Phil Mickelson, Colin Montgomerie, Jim Furyk and others succumbed to Winged Foot’s brutal closing stretch, leaving Ogilvy as the last man standing after playing the last four holes in level par.
“I made a conscious decision to try to par the last four holes,” Ogilvy recalled. “Very specifically, I remember having that conversation with ‘Squirrel’ (caddie Alistair Matheson): ‘Let’s par the last four holes. This is going to be really hard – you never know what is going to happen.’ I had a moment of clarity about that. That is what I was thinking.”

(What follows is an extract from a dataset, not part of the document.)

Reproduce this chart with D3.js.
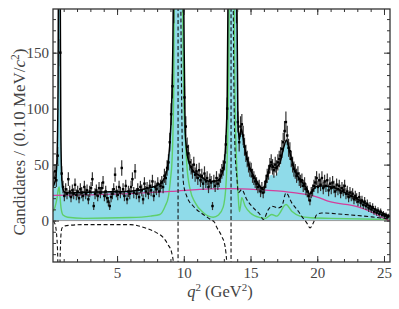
<!DOCTYPE html>
<html>
<head>
<meta charset="utf-8">
<script src="https://cdn.jsdelivr.net/npm/d3@7"></script>
<style>
  body { margin: 0; background: #fff; }
  text { font-family: "Liberation Serif", "DejaVu Serif", serif; }
</style>
</head>
<body>
<div id="chart"></div>
<script>
// histogram: bins of 0.1 GeV^2 starting at 0.2
const binLow = 0.2;
const binWidth = 0.1;
const counts = [
  38, 44, 36, 58, 260, 150, 42, 30, 22, 28,
  24, 37, 26, 21, 27, 24, 32, 23, 26, 20,
  28, 25, 22, 30, 24, 27, 19, 26, 29, 37,
  13, 24, 27, 22, 29, 25, 29, 34, 22, 26,
  20, 17, 13, 21, 24, 28, 41, 26, 23, 30,
  25, 47, 28, 22, 31, 19, 26, 24, 30, 37,
  25, 44, 24, 28, 21, 30, 27, 19, 33, 26,
  29, 24, 31, 27, 35, 22, 30, 28, 33, 26,
  31, 34, 30, 40, 38, 47, 52, 70, 95, 120,
  190, 300, 600, 900, 1000, 800, 400, 200, 110, 84,
  66, 60, 52, 48, 44, 50, 41, 44, 38, 45,
  36, 40, 33, 42, 35, 38, 30, 36, 34, 13,
  35, 31, 38, 33, 36, 40, 44, 47, 52, 68,
  100, 220, 700, 1100, 900, 400, 250, 190, 88, 70,
  84, 86, 76, 66, 60, 55, 50, 46, 45, 40,
  38, 35, 33, 30, 31, 26, 29, 25, 30, 35,
  40, 43, 49, 52, 48, 45, 50, 47, 52, 55,
  58, 64, 70, 80, 88, 76, 65, 62, 55, 50,
  46, 44, 40, 42, 37, 35, 36, 31, 33, 28,
  26, 22, 18, 25, 27, 31, 34, 38, 30, 36,
  32, 38, 29, 35, 31, 36, 27, 33, 29, 34,
  30, 26, 32, 28, 31, 25, 29, 27, 31, 24,
  26, 21, 25, 22, 24, 19, 22, 20, 17, 21,
  16, 18, 14, 17, 13, 15, 11, 13, 10, 12,
  8, 10, 7, 9, 6, 8, 5, 6, 4, 5,
  3, 4
];

// fit components, [q2, candidates]
const totalFit = [
  [0.2,30],[0.3,33],[0.4,38],[0.5,55],[0.58,120],[0.63,300],[0.68,420],[0.73,250],
  [0.78,90],[0.85,40],[0.95,28],[1.1,25],[1.5,24.7],[2.5,25.2],[4,25.6],[6,26.3],
  [7.5,29.5],[8.2,32.5],[8.6,39.5],[8.85,54],[9.0,78],[9.1,108],[9.2,180],[9.3,400],
  [9.57,3000],[9.85,400],[10.0,189],[10.1,80],[10.3,56],[10.6,46],[11.2,40],[12.0,35],
  [12.5,35.5],[12.8,40],[13.0,48],[13.15,72],[13.25,108],[13.35,250],[13.54,3000],
  [13.8,500],[13.95,250],[14.05,95],[14.15,72],[14.3,82],[14.42,76],[14.55,66],[14.75,55],
  [15.0,45.5],[15.4,36.5],[15.75,29.5],[15.95,27.5],[16.25,39.5],[16.55,50],[16.8,47],
  [17.2,51.5],[17.5,66],[17.7,72],[17.9,63],[18.1,54],[18.35,44],[18.7,37],[19.2,29],
  [19.45,23.5],[19.7,27.7],[19.96,30.6],[20.33,31],[21.1,30],[22.1,24.7],[23.3,17.3],
  [24.6,8.3],[25.45,3.8]
];
const fillFit = [
  [0.2,30],[0.3,33],[0.4,38],[0.5,55],[0.58,120],[0.63,300],[0.68,420],[0.73,250],
  [0.78,90],[0.85,40],[0.95,28],[1.1,25],[1.5,24.7],[2.5,25.2],[4,25.6],[6,26.3],
  [7.5,29.5],[8.2,32.5],[8.6,39.5],[8.85,54],[9.0,78],[9.1,108],[9.2,180],[9.3,400],
  [9.57,3000],[9.85,400],[10.0,189],[10.1,80],[10.3,56],[10.6,46],[11.2,40],[12.0,35],
  [12.5,34],[12.8,38],[13.0,46],[13.15,72],[13.25,108],[13.35,250],[13.54,3000],
  [13.8,500],[13.95,250],[14.05,95],[14.15,72],[14.3,82],[14.42,76],[14.55,66],[14.75,55],
  [15.0,45.5],[15.4,36.5],[15.75,29.5],[15.95,27.5],[16.25,34],[16.55,41],[16.8,40],
  [17.2,48],[17.5,64],[17.7,71],[17.9,63],[18.1,54],[18.35,44],[18.7,37],[19.2,29],
  [19.45,23.5],[19.7,27.7],[19.96,30.6],[20.33,31],[21.1,30],[22.1,24.7],[23.3,17.3],
  [24.6,8.3],[25.45,3.8]
];
const resonances = [
  [0.2,8],[0.35,12],[0.5,20],[0.6,28],[0.66,30],[0.72,22],[0.8,11.6],[0.95,5],[1.3,3],
  [2.5,2],[6,2.7],[7.5,4],[8.2,5.4],[8.6,12.8],[8.85,21.7],[9.0,36.6],[9.12,54],
  [9.25,120],[9.4,500],[9.57,3000],[9.75,500],[9.95,150],[10.0,108],[10.1,78],
  [10.24,48],[10.47,28],[10.85,16],[11.47,7],[12.2,3],[12.6,5],[12.95,12],[13.15,30],
  [13.3,80],[13.4,200],[13.54,3000],[13.7,300],[13.85,100],[13.97,48],[14.09,19],
  [14.17,8],[14.25,13],[14.34,20.5],[14.6,12.8],[14.97,7],[15.7,2.7],[16.1,2],
  [16.59,5.4],[16.97,4],[17.66,14.3],[18.09,8.3],[18.7,4],[19.5,2.5],[21,2],[25.45,1]
];
const nonResonant = [
  [0.2,22.5],[3,23],[6,24],[9,26],[12,28.3],[13.5,28.5],[15.5,27.7],[17,26.5],
  [18.5,24.5],[20,21],[20.8,17.3],[23.05,12.2],[24,8],[24.9,2.5],[25.4,0]
];
const interference = [
  [0.2,-0.5],[0.35,-3],[0.45,-10],[0.55,-30],[0.62,-80],[0.68,-60],[0.74,-30],
  [0.8,-12],[0.88,-6.5],[1.2,-4.5],[2.5,-3.6],[6,-3.6],[6.95,-6],[7.97,-11],
  [8.45,-15],[8.82,-21.5],[9.1,-29],[9.22,-37.5],[9.35,-60],[9.47,-150],[9.54,-500],
  [9.565,-3000],[9.575,3000],[9.62,800],[9.7,350],[9.78,189],[9.97,34],[10.22,21.7],
  [10.72,12.8],[11.46,5.4],[12.0,1],[12.3,-1.5],[12.47,-6],[12.84,-14],[13.09,-23],
  [13.22,-37.5],[13.35,-70],[13.45,-150],[13.51,-500],[13.535,-3000],[13.545,3000],
  [13.6,500],[13.71,189],[13.84,63],[13.97,39.5],[14.09,25],[14.34,27.7],[14.72,18.75],
  [15.21,11.3],[15.71,5.4],[15.96,1],[16.33,9.8],[16.59,12.8],[17.08,11.3],[17.34,12.8],
  [17.66,24.7],[18.09,15.8],[18.58,8.3],[18.84,3.8],[19.21,-2],[19.46,-6.5],[19.71,-2],
  [19.96,5.4],[20.33,6.8],[22.08,5.4],[24.08,3.3],[25.3,1.5]
];

const xMajor = [5, 10, 15, 20, 25];
const yMajor = [0, 50, 100, 150];

const width = 399, height = 309;
const plot = { left: 53, right: 390, top: 9, bottom: 262 };

const svg = d3.select('#chart').append('svg')
  .attr('width', width)
  .attr('height', height);

const x = d3.scaleLinear().domain([0.2, 25.45]).range([plot.left, plot.right]);
const y = d3.scaleLinear().domain([-37, 189]).range([plot.bottom, plot.top]);

svg.append('clipPath').attr('id', 'clip')
  .append('rect')
  .attr('x', plot.left).attr('y', plot.top)
  .attr('width', plot.right - plot.left).attr('height', plot.bottom - plot.top);

const g = svg.append('g').attr('clip-path', 'url(#clip)');

const line = d3.line()
  .x(function (d) { return x(d[0]); })
  .y(function (d) { return y(d[1]); })
  .curve(d3.curveMonotoneX);

const area = d3.area()
  .x(function (d) { return x(d[0]); })
  .y0(y(0))
  .y1(function (d) { return y(d[1]); })
  .curve(d3.curveMonotoneX);

// cyan total fit fill
g.append('path').datum(fillFit)
  .attr('d', area)
  .attr('fill', '#8fdbe9');

// zero line
g.append('line')
  .attr('x1', plot.left).attr('x2', plot.right)
  .attr('y1', y(0)).attr('y2', y(0))
  .attr('stroke', '#999').attr('stroke-width', 1);

g.append('path').datum(resonances)
  .attr('d', line)
  .attr('fill', 'none')
  .attr('stroke', '#5fcf6a')
  .attr('stroke-width', 1.4);

g.append('path').datum(nonResonant)
  .attr('d', line)
  .attr('fill', 'none')
  .attr('stroke', '#d43f9c')
  .attr('stroke-width', 1.3);

g.append('path').datum(interference)
  .attr('d', line)
  .attr('fill', 'none')
  .attr('stroke', '#111')
  .attr('stroke-width', 1.1)
  .attr('stroke-dasharray', '4,2.5');

// data points with poisson error bars
const bins = counts.map(function (n, i) {
  return { lo: binLow + i * binWidth, hi: binLow + (i + 1) * binWidth, n: n, err: Math.sqrt(n) };
});

const pts = g.append('g');
pts.selectAll('.ebar').data(bins).enter().append('line')
  .attr('x1', function (d) { return x((d.lo + d.hi) / 2); })
  .attr('x2', function (d) { return x((d.lo + d.hi) / 2); })
  .attr('y1', function (d) { return y(d.n - d.err); })
  .attr('y2', function (d) { return y(d.n + d.err); })
  .attr('stroke', '#333')
  .attr('stroke-width', 1.2);

pts.selectAll('.hbar').data(bins).enter().append('line')
  .attr('x1', function (d) { return x(d.lo); })
  .attr('x2', function (d) { return x(d.hi); })
  .attr('y1', function (d) { return y(d.n); })
  .attr('y2', function (d) { return y(d.n); })
  .attr('stroke', '#000')
  .attr('stroke-width', 1);

pts.selectAll('.dot').data(bins).enter().append('rect')
  .attr('x', function (d) { return x((d.lo + d.hi) / 2) - 1.2; })
  .attr('y', function (d) { return y(d.n) - 1.2; })
  .attr('width', 2.4).attr('height', 2.4)
  .attr('fill', '#000');

g.append('path').datum(totalFit)
  .attr('d', line)
  .attr('fill', 'none')
  .attr('stroke', '#000')
  .attr('stroke-width', 1.5);

// axes, ticks pointing inward on all four sides
const axisColor = '#333';
function styleAxis(sel) {
  sel.select('.domain').remove();
  sel.selectAll('line').attr('stroke', axisColor);
  sel.selectAll('text')
    .attr('fill', '#444')
    .style('font-size', '15px');
}

const xMinor = d3.range(1, 26);
const yMinor = d3.range(-30, 190, 10);

svg.append('g').attr('transform', 'translate(0,' + plot.bottom + ')')
  .call(d3.axisBottom(x).tickValues(xMinor).tickSize(-3).tickFormat(''))
  .call(styleAxis);
svg.append('g').attr('transform', 'translate(0,' + plot.bottom + ')')
  .call(d3.axisBottom(x).tickValues(xMajor).tickSize(-6).tickPadding(5).tickFormat(d3.format('d')))
  .call(styleAxis);
svg.append('g').attr('transform', 'translate(0,' + plot.top + ')')
  .call(d3.axisTop(x).tickValues(xMinor).tickSize(-3).tickFormat(''))
  .call(styleAxis);
svg.append('g').attr('transform', 'translate(0,' + plot.top + ')')
  .call(d3.axisTop(x).tickValues(xMajor).tickSize(-6).tickFormat(''))
  .call(styleAxis);

svg.append('g').attr('transform', 'translate(' + plot.left + ',0)')
  .call(d3.axisLeft(y).tickValues(yMinor).tickSize(-3).tickFormat(''))
  .call(styleAxis);
svg.append('g').attr('transform', 'translate(' + plot.left + ',0)')
  .call(d3.axisLeft(y).tickValues(yMajor).tickSize(-6).tickPadding(4).tickFormat(d3.format('d')))
  .call(styleAxis);
svg.append('g').attr('transform', 'translate(' + plot.right + ',0)')
  .call(d3.axisRight(y).tickValues(yMinor).tickSize(-3).tickFormat(''))
  .call(styleAxis);
svg.append('g').attr('transform', 'translate(' + plot.right + ',0)')
  .call(d3.axisRight(y).tickValues(yMajor).tickSize(-6).tickFormat(''))
  .call(styleAxis);

svg.append('rect')
  .attr('x', plot.left).attr('y', plot.top)
  .attr('width', plot.right - plot.left).attr('height', plot.bottom - plot.top)
  .attr('fill', 'none')
  .attr('stroke', axisColor)
  .attr('stroke-width', 1.3);

// axis titles
const xt = svg.append('text')
  .attr('x', 220).attr('y', 297)
  .attr('text-anchor', 'middle')
  .attr('fill', '#444')
  .style('font-size', '16.5px');
xt.append('tspan').style('font-style', 'italic').text('q');
xt.append('tspan').attr('dy', -6).style('font-size', '11px').text('2');
xt.append('tspan').attr('dy', 6).text(' (GeV');
xt.append('tspan').attr('dy', -6).style('font-size', '11px').text('2');
xt.append('tspan').attr('dy', 6).text(')');

const yt = svg.append('text')
  .attr('transform', 'translate(25,142) rotate(-90)')
  .attr('text-anchor', 'middle')
  .attr('fill', '#444')
  .style('font-size', '17px');
yt.append('tspan').text('Candidates / (0.10 MeV/');
yt.append('tspan').style('font-style', 'italic').text('c');
yt.append('tspan').attr('dy', -6).style('font-size', '11.5px').text('2');
yt.append('tspan').attr('dy', 6).text(')');
</script>
</body>
</html>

The last two of those pars were freakishly good and, if you believe in such things, maybe preordained. First, he holed a treacherous 18-foot downhill chip to save par on the 17th. He then overcame a miserable break on the 18th when his tee shot landed in a divot and his second tumbled back down the front slope guarding the green. He chipped up and, unlike Montgomerie and Furyk before him, made a 6-foot putt for par.
“I thought at that moment I was putting for a play-off at best,'” said Ogilvy. “A coin toss for a play-off or to lose by a shot. But I was at peace with it. I felt good about it. I was good with second, it’s a good week. Maybe I would have thought differently if I were in the last group and thinking I had a putt to win.”
Ogilvy vividly remembers signing his scorecard, then watching Mickelson hack his way up the 72nd hole for a double-bogey 6.
When it became clear he had prevailed, Ogilvy recalls celebrating with Ian Poulter, his final-round playing companion.
“Poults was head-to-toe wearing pink,” Ogilvy recalled. “Great outfit. It was fun to be with him. He was legitimately pumped that I was going to win, as we are good friends. No jealousy at all. He was a good guy to be in the scorer’s hut with at that point.”
In winning the 106th US Open, Ogilvy became the first Aussie to win a major championship since Steve Elkington at the 1995 PGA Championship and just the second to win the US Open following David Graham in 1981.
Adam Scott, who tied for 21st at Winged Foot, had left for the airport but, as soon as he heard the news, got off a plane and headed back to join Ogilvy’s celebration party.